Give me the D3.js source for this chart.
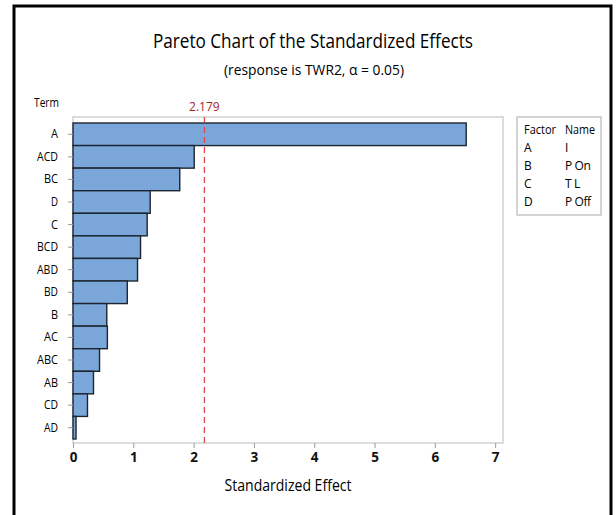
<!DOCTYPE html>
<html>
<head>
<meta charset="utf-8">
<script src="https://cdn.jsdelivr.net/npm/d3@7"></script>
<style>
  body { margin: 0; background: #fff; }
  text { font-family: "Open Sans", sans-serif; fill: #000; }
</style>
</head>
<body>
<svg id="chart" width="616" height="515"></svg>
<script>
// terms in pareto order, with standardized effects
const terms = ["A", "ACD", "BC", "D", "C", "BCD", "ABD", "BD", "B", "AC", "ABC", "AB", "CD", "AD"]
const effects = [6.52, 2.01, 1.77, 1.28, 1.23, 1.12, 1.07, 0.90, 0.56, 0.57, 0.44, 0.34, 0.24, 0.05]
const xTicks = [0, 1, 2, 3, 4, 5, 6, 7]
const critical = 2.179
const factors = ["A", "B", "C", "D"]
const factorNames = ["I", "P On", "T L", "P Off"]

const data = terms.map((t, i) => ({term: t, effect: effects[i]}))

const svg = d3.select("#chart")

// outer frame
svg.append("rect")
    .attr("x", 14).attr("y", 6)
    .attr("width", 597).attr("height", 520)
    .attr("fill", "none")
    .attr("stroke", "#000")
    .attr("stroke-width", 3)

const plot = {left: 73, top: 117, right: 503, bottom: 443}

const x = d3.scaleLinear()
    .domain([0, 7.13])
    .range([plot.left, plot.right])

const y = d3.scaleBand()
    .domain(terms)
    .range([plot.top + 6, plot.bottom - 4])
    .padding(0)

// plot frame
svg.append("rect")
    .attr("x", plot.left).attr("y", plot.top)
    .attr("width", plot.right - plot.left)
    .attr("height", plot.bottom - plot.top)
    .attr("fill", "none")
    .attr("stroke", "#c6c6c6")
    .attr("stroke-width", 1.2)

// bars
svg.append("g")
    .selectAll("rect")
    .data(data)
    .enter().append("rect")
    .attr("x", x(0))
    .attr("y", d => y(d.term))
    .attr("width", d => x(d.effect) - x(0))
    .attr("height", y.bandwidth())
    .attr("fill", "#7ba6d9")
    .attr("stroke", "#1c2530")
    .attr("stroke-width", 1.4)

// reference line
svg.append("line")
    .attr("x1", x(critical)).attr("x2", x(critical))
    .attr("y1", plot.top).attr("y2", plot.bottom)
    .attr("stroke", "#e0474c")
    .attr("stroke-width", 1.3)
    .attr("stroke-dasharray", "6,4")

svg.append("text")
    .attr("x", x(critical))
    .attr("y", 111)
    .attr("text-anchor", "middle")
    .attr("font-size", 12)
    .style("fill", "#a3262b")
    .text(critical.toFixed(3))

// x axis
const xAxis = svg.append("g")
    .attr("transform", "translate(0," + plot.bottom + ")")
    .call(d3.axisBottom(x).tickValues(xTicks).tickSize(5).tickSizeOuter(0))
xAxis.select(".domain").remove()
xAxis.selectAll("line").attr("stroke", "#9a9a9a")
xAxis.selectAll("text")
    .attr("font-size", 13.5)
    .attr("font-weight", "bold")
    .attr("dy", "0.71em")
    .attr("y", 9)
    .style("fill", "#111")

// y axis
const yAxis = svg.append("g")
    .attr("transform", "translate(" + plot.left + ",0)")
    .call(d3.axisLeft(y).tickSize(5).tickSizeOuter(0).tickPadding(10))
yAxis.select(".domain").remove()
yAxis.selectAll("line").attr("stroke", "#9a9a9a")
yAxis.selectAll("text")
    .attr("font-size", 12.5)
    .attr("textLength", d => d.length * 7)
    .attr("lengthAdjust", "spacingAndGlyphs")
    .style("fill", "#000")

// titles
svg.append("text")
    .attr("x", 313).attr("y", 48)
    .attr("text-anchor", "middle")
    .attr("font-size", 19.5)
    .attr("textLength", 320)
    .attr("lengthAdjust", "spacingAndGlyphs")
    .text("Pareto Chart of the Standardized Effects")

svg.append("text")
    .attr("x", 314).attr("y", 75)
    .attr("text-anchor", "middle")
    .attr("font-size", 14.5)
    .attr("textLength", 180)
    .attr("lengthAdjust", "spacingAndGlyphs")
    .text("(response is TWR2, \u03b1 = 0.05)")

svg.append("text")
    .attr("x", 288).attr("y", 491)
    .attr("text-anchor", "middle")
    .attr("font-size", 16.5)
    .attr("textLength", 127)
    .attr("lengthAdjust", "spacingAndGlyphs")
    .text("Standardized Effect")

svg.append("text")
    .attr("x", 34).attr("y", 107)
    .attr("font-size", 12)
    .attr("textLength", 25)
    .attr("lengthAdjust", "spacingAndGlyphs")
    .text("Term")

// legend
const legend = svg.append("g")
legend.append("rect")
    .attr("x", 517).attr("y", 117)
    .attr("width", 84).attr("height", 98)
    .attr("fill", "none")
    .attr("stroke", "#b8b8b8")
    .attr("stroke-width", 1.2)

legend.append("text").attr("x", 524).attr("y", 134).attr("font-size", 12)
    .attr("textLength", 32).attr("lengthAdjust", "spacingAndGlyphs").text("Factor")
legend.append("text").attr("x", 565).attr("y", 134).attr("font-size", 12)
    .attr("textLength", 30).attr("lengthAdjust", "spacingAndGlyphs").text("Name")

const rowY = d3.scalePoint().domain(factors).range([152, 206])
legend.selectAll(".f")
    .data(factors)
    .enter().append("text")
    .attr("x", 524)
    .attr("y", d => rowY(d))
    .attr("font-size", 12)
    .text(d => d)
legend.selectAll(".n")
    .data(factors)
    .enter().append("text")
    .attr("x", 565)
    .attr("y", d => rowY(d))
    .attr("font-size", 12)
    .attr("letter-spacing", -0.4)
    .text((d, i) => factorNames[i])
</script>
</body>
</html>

•••••

* [Requirements]: Transcribe the material exactly, and leave out whatever pictures it holds.

* [Result below]:
Give me the D3.js source for this chart.
<!DOCTYPE html>
<html>
<head>
<meta charset="utf-8">
<script src="https://cdn.jsdelivr.net/npm/d3@7"></script>
<style>
  body { margin: 0; background: #fff; }
  text { font-family: "Open Sans", sans-serif; fill: #000; }
</style>
</head>
<body>
<svg id="chart" width="616" height="515"></svg>
<script>
// terms in pareto order, with standardized effects
const terms = ["A", "ACD", "BC", "D", "C", "BCD", "ABD", "BD", "B", "AC", "ABC", "AB", "CD", "AD"]
const effects = [6.52, 2.01, 1.77, 1.28, 1.23, 1.12, 1.07, 0.90, 0.56, 0.57, 0.44, 0.34, 0.24, 0.05]
const xTicks = [0, 1, 2, 3, 4, 5, 6, 7]
const critical = 2.179
const factors = ["A", "B", "C", "D"]
const factorNames = ["I", "P On", "T L", "P Off"]

const data = terms.map((t, i) => ({term: t, effect: effects[i]}))

const svg = d3.select("#chart")

// outer frame
svg.append("rect")
    .attr("x", 14).attr("y", 6)
    .attr("width", 597).attr("height", 520)
    .attr("fill", "none")
    .attr("stroke", "#000")
    .attr("stroke-width", 3)

const plot = {left: 73, top: 117, right: 503, bottom: 443}

const x = d3.scaleLinear()
    .domain([0, 7.13])
    .range([plot.left, plot.right])

const y = d3.scaleBand()
    .domain(terms)
    .range([plot.top + 6, plot.bottom - 4])
    .padding(0)

// plot frame
svg.append("rect")
    .attr("x", plot.left).attr("y", plot.top)
    .attr("width", plot.right - plot.left)
    .attr("height", plot.bottom - plot.top)
    .attr("fill", "none")
    .attr("stroke", "#c6c6c6")
    .attr("stroke-width", 1.2)

// bars
svg.append("g")
    .selectAll("rect")
    .data(data)
    .enter().append("rect")
    .attr("x", x(0))
    .attr("y", d => y(d.term))
    .attr("width", d => x(d.effect) - x(0))
    .attr("height", y.bandwidth())
    .attr("fill", "#7ba6d9")
    .attr("stroke", "#1c2530")
    .attr("stroke-width", 1.4)

// reference line
svg.append("line")
    .attr("x1", x(critical)).attr("x2", x(critical))
    .attr("y1", plot.top).attr("y2", plot.bottom)
    .attr("stroke", "#e0474c")
    .attr("stroke-width", 1.3)
    .attr("stroke-dasharray", "6,4")

svg.append("text")
    .attr("x", x(critical))
    .attr("y", 111)
    .attr("text-anchor", "middle")
    .attr("font-size", 12)
    .style("fill", "#a3262b")
    .text(critical.toFixed(3))

// x axis
const xAxis = svg.append("g")
    .attr("transform", "translate(0," + plot.bottom + ")")
    .call(d3.axisBottom(x).tickValues(xTicks).tickSize(5).tickSizeOuter(0))
xAxis.select(".domain").remove()
xAxis.selectAll("line").attr("stroke", "#9a9a9a")
xAxis.selectAll("text")
    .attr("font-size", 13.5)
    .attr("font-weight", "bold")
    .attr("dy", "0.71em")
    .attr("y", 9)
    .style("fill", "#111")

// y axis
const yAxis = svg.append("g")
    .attr("transform", "translate(" + plot.left + ",0)")
    .call(d3.axisLeft(y).tickSize(5).tickSizeOuter(0).tickPadding(10))
yAxis.select(".domain").remove()
yAxis.selectAll("line").attr("stroke", "#9a9a9a")
yAxis.selectAll("text")
    .attr("font-size", 12.5)
    .attr("textLength", d => d.length * 7)
    .attr("lengthAdjust", "spacingAndGlyphs")
    .style("fill", "#000")

// titles
svg.append("text")
    .attr("x", 313).attr("y", 48)
    .attr("text-anchor", "middle")
    .attr("font-size", 19.5)
    .attr("textLength", 320)
    .attr("lengthAdjust", "spacingAndGlyphs")
    .text("Pareto Chart of the Standardized Effects")

svg.append("text")
    .attr("x", 314).attr("y", 75)
    .attr("text-anchor", "middle")
    .attr("font-size", 14.5)
    .attr("textLength", 180)
    .attr("lengthAdjust", "spacingAndGlyphs")
    .text("(response is TWR2, \u03b1 = 0.05)")

svg.append("text")
    .attr("x", 288).attr("y", 491)
    .attr("text-anchor", "middle")
    .attr("font-size", 16.5)
    .attr("textLength", 127)
    .attr("lengthAdjust", "spacingAndGlyphs")
    .text("Standardized Effect")

svg.append("text")
    .attr("x", 34).attr("y", 107)
    .attr("font-size", 12)
    .attr("textLength", 25)
    .attr("lengthAdjust", "spacingAndGlyphs")
    .text("Term")

// legend
const legend = svg.append("g")
legend.append("rect")
    .attr("x", 517).attr("y", 117)
    .attr("width", 84).attr("height", 98)
    .attr("fill", "none")
    .attr("stroke", "#b8b8b8")
    .attr("stroke-width", 1.2)

legend.append("text").attr("x", 524).attr("y", 134).attr("font-size", 12)
    .attr("textLength", 32).attr("lengthAdjust", "spacingAndGlyphs").text("Factor")
legend.append("text").attr("x", 565).attr("y", 134).attr("font-size", 12)
    .attr("textLength", 30).attr("lengthAdjust", "spacingAndGlyphs").text("Name")

const rowY = d3.scalePoint().domain(factors).range([152, 206])
legend.selectAll(".f")
    .data(factors)
    .enter().append("text")
    .attr("x", 524)
    .attr("y", d => rowY(d))
    .attr("font-size", 12)
    .text(d => d)
legend.selectAll(".n")
    .data(factors)
    .enter().append("text")
    .attr("x", 565)
    .attr("y", d => rowY(d))
    .attr("font-size", 12)
    .attr("letter-spacing", -0.4)
    .text((d, i) => factorNames[i])
</script>
</body>
</html>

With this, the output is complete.